* Work to complete *
Write out all the entries word for word and omit any pictures.
### Recorded data ###
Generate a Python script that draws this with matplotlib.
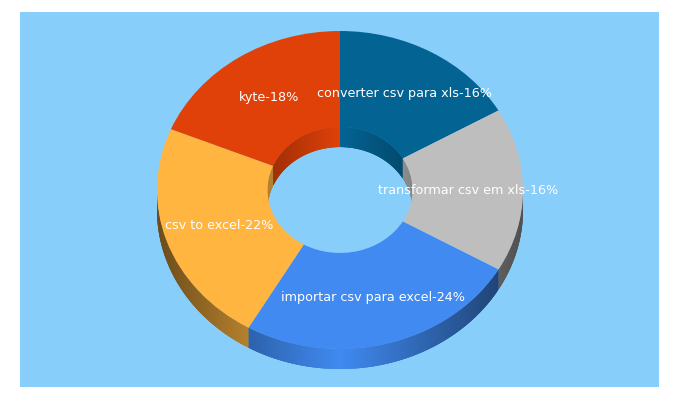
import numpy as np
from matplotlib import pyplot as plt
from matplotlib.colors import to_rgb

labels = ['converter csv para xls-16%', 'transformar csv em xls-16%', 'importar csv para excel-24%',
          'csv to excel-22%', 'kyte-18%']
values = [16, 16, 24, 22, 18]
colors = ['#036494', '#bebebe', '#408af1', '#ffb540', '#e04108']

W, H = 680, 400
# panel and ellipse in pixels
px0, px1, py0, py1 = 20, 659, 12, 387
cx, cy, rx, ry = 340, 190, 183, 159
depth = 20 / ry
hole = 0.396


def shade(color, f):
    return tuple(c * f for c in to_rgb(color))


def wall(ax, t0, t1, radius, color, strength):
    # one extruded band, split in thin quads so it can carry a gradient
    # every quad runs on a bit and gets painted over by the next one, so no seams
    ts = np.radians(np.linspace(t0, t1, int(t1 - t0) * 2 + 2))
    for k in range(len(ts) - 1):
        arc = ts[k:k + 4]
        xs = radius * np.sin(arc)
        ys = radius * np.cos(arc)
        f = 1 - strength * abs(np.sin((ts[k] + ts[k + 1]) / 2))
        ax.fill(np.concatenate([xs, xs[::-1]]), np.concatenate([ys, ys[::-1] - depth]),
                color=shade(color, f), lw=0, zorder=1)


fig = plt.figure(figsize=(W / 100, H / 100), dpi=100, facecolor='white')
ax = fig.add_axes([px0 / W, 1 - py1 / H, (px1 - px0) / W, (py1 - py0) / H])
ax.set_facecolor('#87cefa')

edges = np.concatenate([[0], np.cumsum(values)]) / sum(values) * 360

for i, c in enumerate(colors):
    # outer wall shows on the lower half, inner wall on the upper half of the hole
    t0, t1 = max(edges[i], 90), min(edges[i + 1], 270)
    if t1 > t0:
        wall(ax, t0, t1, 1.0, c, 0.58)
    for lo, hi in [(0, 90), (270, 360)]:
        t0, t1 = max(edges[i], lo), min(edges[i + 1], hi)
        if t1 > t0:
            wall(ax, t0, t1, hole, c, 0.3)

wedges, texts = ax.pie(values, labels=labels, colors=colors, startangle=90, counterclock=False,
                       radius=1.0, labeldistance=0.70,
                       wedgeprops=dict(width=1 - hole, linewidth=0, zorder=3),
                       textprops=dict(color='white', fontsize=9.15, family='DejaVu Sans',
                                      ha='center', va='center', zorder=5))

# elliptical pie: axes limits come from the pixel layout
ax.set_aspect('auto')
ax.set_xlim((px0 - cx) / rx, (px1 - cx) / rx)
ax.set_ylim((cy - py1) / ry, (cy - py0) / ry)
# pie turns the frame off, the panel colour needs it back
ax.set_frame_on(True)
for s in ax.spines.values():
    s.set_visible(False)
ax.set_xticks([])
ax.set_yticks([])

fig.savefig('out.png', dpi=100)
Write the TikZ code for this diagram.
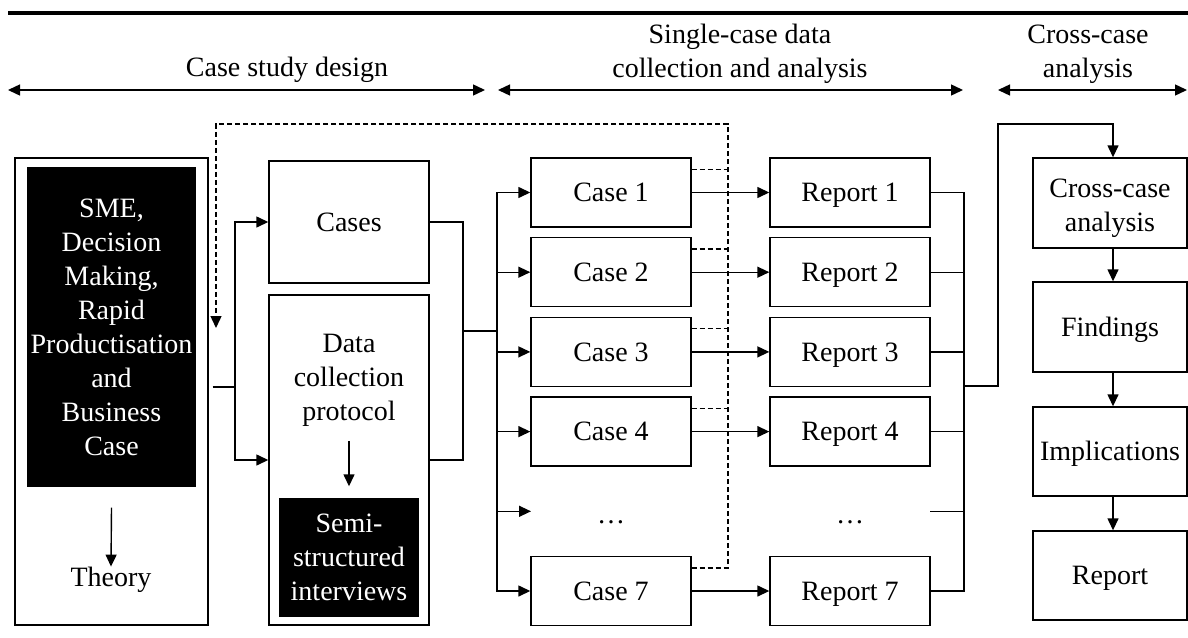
###
* In response *
Generate a Python script that draws this with matplotlib.
import numpy as np
from matplotlib import pyplot as plt
from matplotlib.colors import to_rgb

labels = ['converter csv para xls-16%', 'transformar csv em xls-16%', 'importar csv para excel-24%',
          'csv to excel-22%', 'kyte-18%']
values = [16, 16, 24, 22, 18]
colors = ['#036494', '#bebebe', '#408af1', '#ffb540', '#e04108']

W, H = 680, 400
# panel and ellipse in pixels
px0, px1, py0, py1 = 20, 659, 12, 387
cx, cy, rx, ry = 340, 190, 183, 159
depth = 20 / ry
hole = 0.396


def shade(color, f):
    return tuple(c * f for c in to_rgb(color))


def wall(ax, t0, t1, radius, color, strength):
    # one extruded band, split in thin quads so it can carry a gradient
    # every quad runs on a bit and gets painted over by the next one, so no seams
    ts = np.radians(np.linspace(t0, t1, int(t1 - t0) * 2 + 2))
    for k in range(len(ts) - 1):
        arc = ts[k:k + 4]
        xs = radius * np.sin(arc)
        ys = radius * np.cos(arc)
        f = 1 - strength * abs(np.sin((ts[k] + ts[k + 1]) / 2))
        ax.fill(np.concatenate([xs, xs[::-1]]), np.concatenate([ys, ys[::-1] - depth]),
                color=shade(color, f), lw=0, zorder=1)


fig = plt.figure(figsize=(W / 100, H / 100), dpi=100, facecolor='white')
ax = fig.add_axes([px0 / W, 1 - py1 / H, (px1 - px0) / W, (py1 - py0) / H])
ax.set_facecolor('#87cefa')

edges = np.concatenate([[0], np.cumsum(values)]) / sum(values) * 360

for i, c in enumerate(colors):
    # outer wall shows on the lower half, inner wall on the upper half of the hole
    t0, t1 = max(edges[i], 90), min(edges[i + 1], 270)
    if t1 > t0:
        wall(ax, t0, t1, 1.0, c, 0.58)
    for lo, hi in [(0, 90), (270, 360)]:
        t0, t1 = max(edges[i], lo), min(edges[i + 1], hi)
        if t1 > t0:
            wall(ax, t0, t1, hole, c, 0.3)

wedges, texts = ax.pie(values, labels=labels, colors=colors, startangle=90, counterclock=False,
                       radius=1.0, labeldistance=0.70,
                       wedgeprops=dict(width=1 - hole, linewidth=0, zorder=3),
                       textprops=dict(color='white', fontsize=9.15, family='DejaVu Sans',
                                      ha='center', va='center', zorder=5))

# elliptical pie: axes limits come from the pixel layout
ax.set_aspect('auto')
ax.set_xlim((px0 - cx) / rx, (px1 - cx) / rx)
ax.set_ylim((cy - py1) / ry, (cy - py0) / ry)
# pie turns the frame off, the panel colour needs it back
ax.set_frame_on(True)
for s in ax.spines.values():
    s.set_visible(False)
ax.set_xticks([])
ax.set_yticks([])

fig.savefig('out.png', dpi=100)
Write the TikZ code for this diagram.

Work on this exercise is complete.